## Aim of the task
Each line of the listing must be transcribed exactly, except for the images, which should be excluded.

-- start Information supplied --

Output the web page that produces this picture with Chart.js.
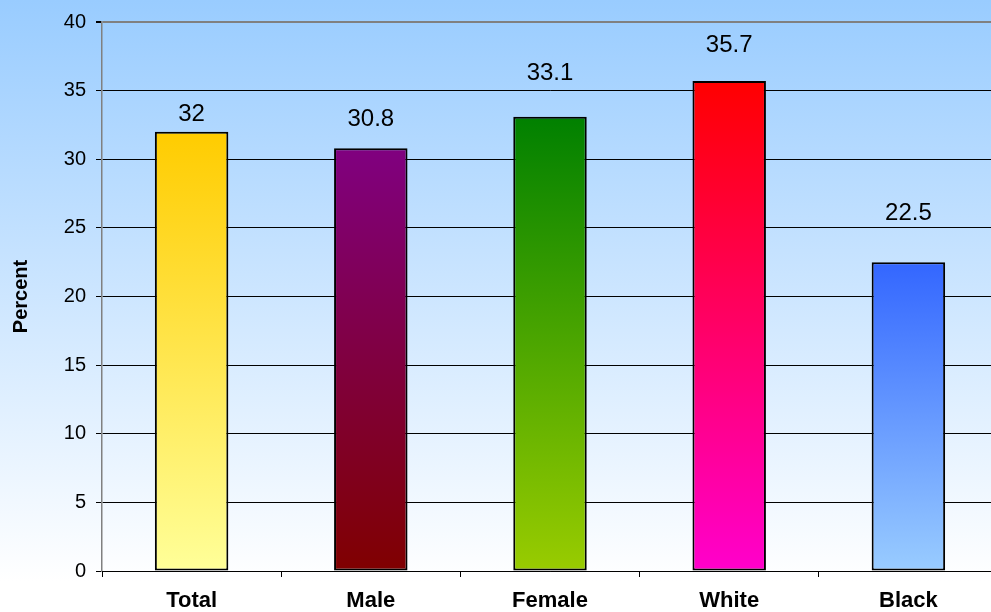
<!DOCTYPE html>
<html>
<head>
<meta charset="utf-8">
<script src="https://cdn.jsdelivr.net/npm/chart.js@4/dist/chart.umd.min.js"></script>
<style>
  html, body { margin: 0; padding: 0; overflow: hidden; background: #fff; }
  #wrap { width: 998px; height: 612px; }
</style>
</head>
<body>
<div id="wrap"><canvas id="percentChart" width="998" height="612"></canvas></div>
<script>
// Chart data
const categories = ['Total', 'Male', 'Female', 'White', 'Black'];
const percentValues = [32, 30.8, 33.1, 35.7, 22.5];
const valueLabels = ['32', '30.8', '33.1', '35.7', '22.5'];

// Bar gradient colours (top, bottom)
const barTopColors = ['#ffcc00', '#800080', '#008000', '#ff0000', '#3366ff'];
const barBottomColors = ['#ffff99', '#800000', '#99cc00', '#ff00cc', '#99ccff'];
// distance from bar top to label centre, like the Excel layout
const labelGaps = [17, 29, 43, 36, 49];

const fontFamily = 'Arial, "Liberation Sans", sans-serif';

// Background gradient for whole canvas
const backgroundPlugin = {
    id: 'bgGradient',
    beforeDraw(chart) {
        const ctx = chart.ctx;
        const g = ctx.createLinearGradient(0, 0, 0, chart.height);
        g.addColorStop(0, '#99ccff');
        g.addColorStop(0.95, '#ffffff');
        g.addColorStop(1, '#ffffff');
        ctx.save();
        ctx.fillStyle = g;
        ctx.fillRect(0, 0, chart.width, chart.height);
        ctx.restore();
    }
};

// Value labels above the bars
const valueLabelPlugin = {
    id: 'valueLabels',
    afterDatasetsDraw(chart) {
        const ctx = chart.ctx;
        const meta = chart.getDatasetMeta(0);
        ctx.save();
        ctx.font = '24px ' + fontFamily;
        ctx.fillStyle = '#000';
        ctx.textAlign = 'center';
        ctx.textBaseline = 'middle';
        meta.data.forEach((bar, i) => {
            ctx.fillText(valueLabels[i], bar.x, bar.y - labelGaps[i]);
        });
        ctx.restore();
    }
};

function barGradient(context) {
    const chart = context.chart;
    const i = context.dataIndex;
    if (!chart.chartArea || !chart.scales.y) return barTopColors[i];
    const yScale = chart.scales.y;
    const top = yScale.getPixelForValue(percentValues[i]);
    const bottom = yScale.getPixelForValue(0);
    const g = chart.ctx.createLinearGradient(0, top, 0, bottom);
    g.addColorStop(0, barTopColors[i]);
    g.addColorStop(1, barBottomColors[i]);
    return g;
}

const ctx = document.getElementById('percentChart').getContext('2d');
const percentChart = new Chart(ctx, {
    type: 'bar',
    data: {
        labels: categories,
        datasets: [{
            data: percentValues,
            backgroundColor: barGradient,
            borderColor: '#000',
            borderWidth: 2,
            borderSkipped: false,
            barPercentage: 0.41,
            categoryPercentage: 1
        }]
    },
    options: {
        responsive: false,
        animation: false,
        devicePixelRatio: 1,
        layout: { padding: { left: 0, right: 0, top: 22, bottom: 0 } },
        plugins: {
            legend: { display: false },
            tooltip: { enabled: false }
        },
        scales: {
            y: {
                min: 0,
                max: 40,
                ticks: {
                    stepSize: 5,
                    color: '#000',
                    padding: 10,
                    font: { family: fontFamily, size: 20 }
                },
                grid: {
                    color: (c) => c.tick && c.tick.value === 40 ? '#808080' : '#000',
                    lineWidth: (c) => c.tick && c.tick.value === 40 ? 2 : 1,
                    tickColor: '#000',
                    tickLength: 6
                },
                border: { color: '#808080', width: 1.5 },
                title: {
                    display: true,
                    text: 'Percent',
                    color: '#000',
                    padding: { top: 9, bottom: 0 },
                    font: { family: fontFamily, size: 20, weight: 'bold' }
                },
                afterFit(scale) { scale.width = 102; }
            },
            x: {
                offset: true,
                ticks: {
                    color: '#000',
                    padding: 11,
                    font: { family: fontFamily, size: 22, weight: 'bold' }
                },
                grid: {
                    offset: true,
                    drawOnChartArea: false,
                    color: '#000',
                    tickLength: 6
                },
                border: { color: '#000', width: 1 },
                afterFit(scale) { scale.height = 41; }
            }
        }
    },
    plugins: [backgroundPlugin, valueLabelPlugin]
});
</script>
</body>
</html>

-- end Information supplied --

## Exercise response
Output the web page that produces this picture with Chart.js.
<!DOCTYPE html>
<html>
<head>
<meta charset="utf-8">
<script src="https://cdn.jsdelivr.net/npm/chart.js@4/dist/chart.umd.min.js"></script>
<style>
  html, body { margin: 0; padding: 0; overflow: hidden; background: #fff; }
  #wrap { width: 998px; height: 612px; }
</style>
</head>
<body>
<div id="wrap"><canvas id="percentChart" width="998" height="612"></canvas></div>
<script>
// Chart data
const categories = ['Total', 'Male', 'Female', 'White', 'Black'];
const percentValues = [32, 30.8, 33.1, 35.7, 22.5];
const valueLabels = ['32', '30.8', '33.1', '35.7', '22.5'];

// Bar gradient colours (top, bottom)
const barTopColors = ['#ffcc00', '#800080', '#008000', '#ff0000', '#3366ff'];
const barBottomColors = ['#ffff99', '#800000', '#99cc00', '#ff00cc', '#99ccff'];
// distance from bar top to label centre, like the Excel layout
const labelGaps = [17, 29, 43, 36, 49];

const fontFamily = 'Arial, "Liberation Sans", sans-serif';

// Background gradient for whole canvas
const backgroundPlugin = {
    id: 'bgGradient',
    beforeDraw(chart) {
        const ctx = chart.ctx;
        const g = ctx.createLinearGradient(0, 0, 0, chart.height);
        g.addColorStop(0, '#99ccff');
        g.addColorStop(0.95, '#ffffff');
        g.addColorStop(1, '#ffffff');
        ctx.save();
        ctx.fillStyle = g;
        ctx.fillRect(0, 0, chart.width, chart.height);
        ctx.restore();
    }
};

// Value labels above the bars
const valueLabelPlugin = {
    id: 'valueLabels',
    afterDatasetsDraw(chart) {
        const ctx = chart.ctx;
        const meta = chart.getDatasetMeta(0);
        ctx.save();
        ctx.font = '24px ' + fontFamily;
        ctx.fillStyle = '#000';
        ctx.textAlign = 'center';
        ctx.textBaseline = 'middle';
        meta.data.forEach((bar, i) => {
            ctx.fillText(valueLabels[i], bar.x, bar.y - labelGaps[i]);
        });
        ctx.restore();
    }
};

function barGradient(context) {
    const chart = context.chart;
    const i = context.dataIndex;
    if (!chart.chartArea || !chart.scales.y) return barTopColors[i];
    const yScale = chart.scales.y;
    const top = yScale.getPixelForValue(percentValues[i]);
    const bottom = yScale.getPixelForValue(0);
    const g = chart.ctx.createLinearGradient(0, top, 0, bottom);
    g.addColorStop(0, barTopColors[i]);
    g.addColorStop(1, barBottomColors[i]);
    return g;
}

const ctx = document.getElementById('percentChart').getContext('2d');
const percentChart = new Chart(ctx, {
    type: 'bar',
    data: {
        labels: categories,
        datasets: [{
            data: percentValues,
            backgroundColor: barGradient,
            borderColor: '#000',
            borderWidth: 2,
            borderSkipped: false,
            barPercentage: 0.41,
            categoryPercentage: 1
        }]
    },
    options: {
        responsive: false,
        animation: false,
        devicePixelRatio: 1,
        layout: { padding: { left: 0, right: 0, top: 22, bottom: 0 } },
        plugins: {
            legend: { display: false },
            tooltip: { enabled: false }
        },
        scales: {
            y: {
                min: 0,
                max: 40,
                ticks: {
                    stepSize: 5,
                    color: '#000',
                    padding: 10,
                    font: { family: fontFamily, size: 20 }
                },
                grid: {
                    color: (c) => c.tick && c.tick.value === 40 ? '#808080' : '#000',
                    lineWidth: (c) => c.tick && c.tick.value === 40 ? 2 : 1,
                    tickColor: '#000',
                    tickLength: 6
                },
                border: { color: '#808080', width: 1.5 },
                title: {
                    display: true,
                    text: 'Percent',
                    color: '#000',
                    padding: { top: 9, bottom: 0 },
                    font: { family: fontFamily, size: 20, weight: 'bold' }
                },
                afterFit(scale) { scale.width = 102; }
            },
            x: {
                offset: true,
                ticks: {
                    color: '#000',
                    padding: 11,
                    font: { family: fontFamily, size: 22, weight: 'bold' }
                },
                grid: {
                    offset: true,
                    drawOnChartArea: false,
                    color: '#000',
                    tickLength: 6
                },
                border: { color: '#000', width: 1 },
                afterFit(scale) { scale.height = 41; }
            }
        }
    },
    plugins: [backgroundPlugin, valueLabelPlugin]
});
</script>
</body>
</html>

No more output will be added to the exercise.